## GIVEN TASK
Set down the material once more, exactly as it appears.

##########

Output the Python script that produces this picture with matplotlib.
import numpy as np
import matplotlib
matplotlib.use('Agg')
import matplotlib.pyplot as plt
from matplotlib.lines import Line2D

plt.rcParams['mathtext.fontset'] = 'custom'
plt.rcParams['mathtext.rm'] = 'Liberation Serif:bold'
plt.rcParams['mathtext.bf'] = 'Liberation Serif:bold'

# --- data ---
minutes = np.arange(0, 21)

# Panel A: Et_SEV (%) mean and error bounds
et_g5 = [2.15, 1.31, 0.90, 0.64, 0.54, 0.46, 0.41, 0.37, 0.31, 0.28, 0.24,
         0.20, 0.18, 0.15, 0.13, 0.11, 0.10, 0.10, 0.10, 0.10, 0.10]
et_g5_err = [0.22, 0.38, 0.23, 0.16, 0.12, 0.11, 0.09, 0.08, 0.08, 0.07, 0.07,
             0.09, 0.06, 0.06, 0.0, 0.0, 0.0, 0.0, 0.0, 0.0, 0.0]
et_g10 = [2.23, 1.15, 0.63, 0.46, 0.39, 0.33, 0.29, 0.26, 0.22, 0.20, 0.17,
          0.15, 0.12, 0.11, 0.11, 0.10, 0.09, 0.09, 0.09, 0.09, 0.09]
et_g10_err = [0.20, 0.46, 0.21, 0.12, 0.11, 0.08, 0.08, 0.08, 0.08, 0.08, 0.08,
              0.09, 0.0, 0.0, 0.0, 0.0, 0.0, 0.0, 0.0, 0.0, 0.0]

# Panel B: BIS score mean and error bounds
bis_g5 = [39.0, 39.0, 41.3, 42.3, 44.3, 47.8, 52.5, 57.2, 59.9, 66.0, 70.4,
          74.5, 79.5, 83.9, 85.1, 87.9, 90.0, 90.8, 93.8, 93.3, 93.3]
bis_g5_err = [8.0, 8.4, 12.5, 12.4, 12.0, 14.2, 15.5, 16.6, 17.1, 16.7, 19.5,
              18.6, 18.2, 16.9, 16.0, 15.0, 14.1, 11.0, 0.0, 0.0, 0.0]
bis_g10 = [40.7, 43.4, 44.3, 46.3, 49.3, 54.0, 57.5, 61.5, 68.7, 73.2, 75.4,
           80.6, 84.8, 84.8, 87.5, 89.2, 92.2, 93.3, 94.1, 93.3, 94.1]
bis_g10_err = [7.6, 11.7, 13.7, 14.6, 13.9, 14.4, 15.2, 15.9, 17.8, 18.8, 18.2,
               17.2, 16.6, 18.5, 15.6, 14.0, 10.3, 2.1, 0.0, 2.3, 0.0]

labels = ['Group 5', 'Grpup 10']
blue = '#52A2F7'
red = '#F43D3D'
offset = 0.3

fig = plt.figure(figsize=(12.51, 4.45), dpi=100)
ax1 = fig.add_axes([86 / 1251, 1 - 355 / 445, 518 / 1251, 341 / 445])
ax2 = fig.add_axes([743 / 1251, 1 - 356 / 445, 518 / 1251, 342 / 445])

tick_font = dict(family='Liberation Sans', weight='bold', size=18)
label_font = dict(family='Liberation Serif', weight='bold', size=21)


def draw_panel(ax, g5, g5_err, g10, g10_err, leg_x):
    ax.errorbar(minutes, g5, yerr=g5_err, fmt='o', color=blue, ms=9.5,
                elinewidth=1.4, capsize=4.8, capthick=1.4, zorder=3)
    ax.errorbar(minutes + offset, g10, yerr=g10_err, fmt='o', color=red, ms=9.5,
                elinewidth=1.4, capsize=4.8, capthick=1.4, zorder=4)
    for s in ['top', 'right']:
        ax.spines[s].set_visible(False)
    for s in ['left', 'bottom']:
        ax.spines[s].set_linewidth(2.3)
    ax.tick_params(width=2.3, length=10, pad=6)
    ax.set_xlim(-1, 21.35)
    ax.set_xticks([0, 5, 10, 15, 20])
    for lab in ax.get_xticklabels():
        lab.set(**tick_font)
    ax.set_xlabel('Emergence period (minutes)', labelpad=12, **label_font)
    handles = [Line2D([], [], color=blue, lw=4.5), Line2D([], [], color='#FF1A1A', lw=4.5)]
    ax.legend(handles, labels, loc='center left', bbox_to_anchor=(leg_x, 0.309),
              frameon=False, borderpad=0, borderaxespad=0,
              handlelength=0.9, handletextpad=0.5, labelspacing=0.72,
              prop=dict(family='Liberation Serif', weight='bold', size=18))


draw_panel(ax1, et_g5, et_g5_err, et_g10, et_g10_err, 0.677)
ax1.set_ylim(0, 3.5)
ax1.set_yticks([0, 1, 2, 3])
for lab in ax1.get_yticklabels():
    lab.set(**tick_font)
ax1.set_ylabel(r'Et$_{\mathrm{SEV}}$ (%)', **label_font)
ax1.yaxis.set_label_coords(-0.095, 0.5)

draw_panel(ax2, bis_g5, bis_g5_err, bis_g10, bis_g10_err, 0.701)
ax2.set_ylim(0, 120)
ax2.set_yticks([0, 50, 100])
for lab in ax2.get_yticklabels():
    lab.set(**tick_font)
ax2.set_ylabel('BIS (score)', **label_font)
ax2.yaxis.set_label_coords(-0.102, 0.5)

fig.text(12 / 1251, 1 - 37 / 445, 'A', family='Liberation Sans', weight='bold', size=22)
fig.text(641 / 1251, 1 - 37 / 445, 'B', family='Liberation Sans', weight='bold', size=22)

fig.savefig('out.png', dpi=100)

##########

## RIGHT ANSWER
Output the Python script that produces this picture with matplotlib.
import numpy as np
import matplotlib
matplotlib.use('Agg')
import matplotlib.pyplot as plt
from matplotlib.lines import Line2D

plt.rcParams['mathtext.fontset'] = 'custom'
plt.rcParams['mathtext.rm'] = 'Liberation Serif:bold'
plt.rcParams['mathtext.bf'] = 'Liberation Serif:bold'

# --- data ---
minutes = np.arange(0, 21)

# Panel A: Et_SEV (%) mean and error bounds
et_g5 = [2.15, 1.31, 0.90, 0.64, 0.54, 0.46, 0.41, 0.37, 0.31, 0.28, 0.24,
         0.20, 0.18, 0.15, 0.13, 0.11, 0.10, 0.10, 0.10, 0.10, 0.10]
et_g5_err = [0.22, 0.38, 0.23, 0.16, 0.12, 0.11, 0.09, 0.08, 0.08, 0.07, 0.07,
             0.09, 0.06, 0.06, 0.0, 0.0, 0.0, 0.0, 0.0, 0.0, 0.0]
et_g10 = [2.23, 1.15, 0.63, 0.46, 0.39, 0.33, 0.29, 0.26, 0.22, 0.20, 0.17,
          0.15, 0.12, 0.11, 0.11, 0.10, 0.09, 0.09, 0.09, 0.09, 0.09]
et_g10_err = [0.20, 0.46, 0.21, 0.12, 0.11, 0.08, 0.08, 0.08, 0.08, 0.08, 0.08,
              0.09, 0.0, 0.0, 0.0, 0.0, 0.0, 0.0, 0.0, 0.0, 0.0]

# Panel B: BIS score mean and error bounds
bis_g5 = [39.0, 39.0, 41.3, 42.3, 44.3, 47.8, 52.5, 57.2, 59.9, 66.0, 70.4,
          74.5, 79.5, 83.9, 85.1, 87.9, 90.0, 90.8, 93.8, 93.3, 93.3]
bis_g5_err = [8.0, 8.4, 12.5, 12.4, 12.0, 14.2, 15.5, 16.6, 17.1, 16.7, 19.5,
              18.6, 18.2, 16.9, 16.0, 15.0, 14.1, 11.0, 0.0, 0.0, 0.0]
bis_g10 = [40.7, 43.4, 44.3, 46.3, 49.3, 54.0, 57.5, 61.5, 68.7, 73.2, 75.4,
           80.6, 84.8, 84.8, 87.5, 89.2, 92.2, 93.3, 94.1, 93.3, 94.1]
bis_g10_err = [7.6, 11.7, 13.7, 14.6, 13.9, 14.4, 15.2, 15.9, 17.8, 18.8, 18.2,
               17.2, 16.6, 18.5, 15.6, 14.0, 10.3, 2.1, 0.0, 2.3, 0.0]

labels = ['Group 5', 'Grpup 10']
blue = '#52A2F7'
red = '#F43D3D'
offset = 0.3

fig = plt.figure(figsize=(12.51, 4.45), dpi=100)
ax1 = fig.add_axes([86 / 1251, 1 - 355 / 445, 518 / 1251, 341 / 445])
ax2 = fig.add_axes([743 / 1251, 1 - 356 / 445, 518 / 1251, 342 / 445])

tick_font = dict(family='Liberation Sans', weight='bold', size=18)
label_font = dict(family='Liberation Serif', weight='bold', size=21)


def draw_panel(ax, g5, g5_err, g10, g10_err, leg_x):
    ax.errorbar(minutes, g5, yerr=g5_err, fmt='o', color=blue, ms=9.5,
                elinewidth=1.4, capsize=4.8, capthick=1.4, zorder=3)
    ax.errorbar(minutes + offset, g10, yerr=g10_err, fmt='o', color=red, ms=9.5,
                elinewidth=1.4, capsize=4.8, capthick=1.4, zorder=4)
    for s in ['top', 'right']:
        ax.spines[s].set_visible(False)
    for s in ['left', 'bottom']:
        ax.spines[s].set_linewidth(2.3)
    ax.tick_params(width=2.3, length=10, pad=6)
    ax.set_xlim(-1, 21.35)
    ax.set_xticks([0, 5, 10, 15, 20])
    for lab in ax.get_xticklabels():
        lab.set(**tick_font)
    ax.set_xlabel('Emergence period (minutes)', labelpad=12, **label_font)
    handles = [Line2D([], [], color=blue, lw=4.5), Line2D([], [], color='#FF1A1A', lw=4.5)]
    ax.legend(handles, labels, loc='center left', bbox_to_anchor=(leg_x, 0.309),
              frameon=False, borderpad=0, borderaxespad=0,
              handlelength=0.9, handletextpad=0.5, labelspacing=0.72,
              prop=dict(family='Liberation Serif', weight='bold', size=18))


draw_panel(ax1, et_g5, et_g5_err, et_g10, et_g10_err, 0.677)
ax1.set_ylim(0, 3.5)
ax1.set_yticks([0, 1, 2, 3])
for lab in ax1.get_yticklabels():
    lab.set(**tick_font)
ax1.set_ylabel(r'Et$_{\mathrm{SEV}}$ (%)', **label_font)
ax1.yaxis.set_label_coords(-0.095, 0.5)

draw_panel(ax2, bis_g5, bis_g5_err, bis_g10, bis_g10_err, 0.701)
ax2.set_ylim(0, 120)
ax2.set_yticks([0, 50, 100])
for lab in ax2.get_yticklabels():
    lab.set(**tick_font)
ax2.set_ylabel('BIS (score)', **label_font)
ax2.yaxis.set_label_coords(-0.102, 0.5)

fig.text(12 / 1251, 1 - 37 / 445, 'A', family='Liberation Sans', weight='bold', size=22)
fig.text(641 / 1251, 1 - 37 / 445, 'B', family='Liberation Sans', weight='bold', size=22)

fig.savefig('out.png', dpi=100)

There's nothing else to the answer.